In crafting the stories of scientists working on the four projects at the Large Hadron Collider, the film’s creators had to choose which narrative threads to include and which to leave out. For the most part, we are presented with a slow-paced oscillation between the gritty, energetic work of CERN scientists and the simple, quotidian moments (riding a bike, eating cereal, going for a walk) that convey a more “human” side. Of course, this distinction between machine and human, work and home, science and mundanity is constructed by the film rather than represented by it. The choice to split its narratives into two distinct modes, to contrast the human element with the scientific element, was deliberate. This introduces the question: what is the purpose of the personal side of this film about physics, and how does it inform our understanding of science (and reflexively, not-science)?
To take a pre-emptive shot at answering this, I want to point to the inclusion of diaspora narratives in the film.
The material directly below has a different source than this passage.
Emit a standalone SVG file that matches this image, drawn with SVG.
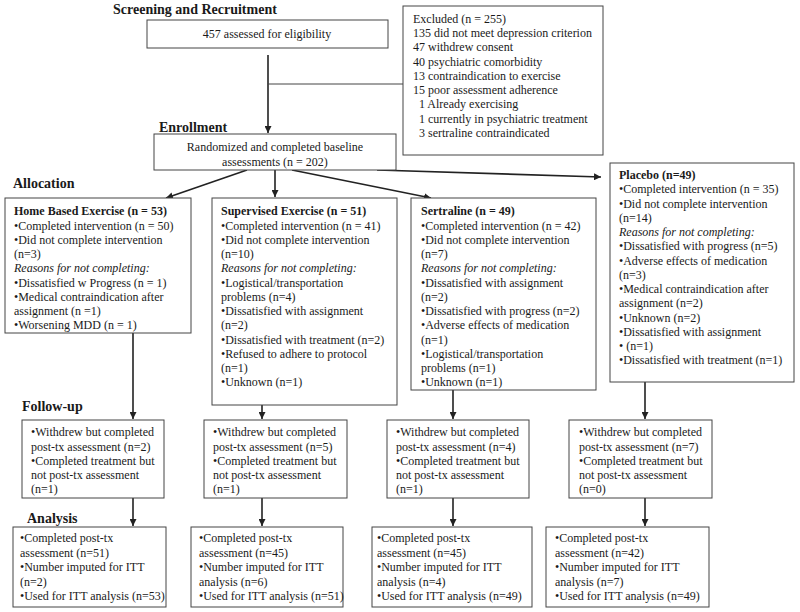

Two of the LHC scientists tell stories about leaving their home countries (Turkey and Iran respectively) because of political and/or cultural tensions. Although these secondary refugee narratives don’t seem to have direct bearing on the main narrative, they do frame it in a way that makes an implicit argument about the relationship between science and politics. Both scientists note that they chose to enter physics because it ‘can’t be argued’ like political positions can—particle science is “absolute” and therefore apolitical. By including these refugee narratives in abridged and defanged forms (in such a way as to minimize political affect in the viewer), and presenting diaspora as a transition out of politics and into science, the film asks the viewer to conceive of the physical sciences as depoliticized and objective, creating forms of politically toothless affect which are easier to swallow.
As a Physics major, I understand the emotional intensity that can accompany physics narratives that deal with fundamental and philosophically charged aspects of reality (i.e. the Higgs boson). But I also recognize how the absence of politicized affect from narratives around physics is often deliberate and obscures the numerous political and human dimensions of the discipline.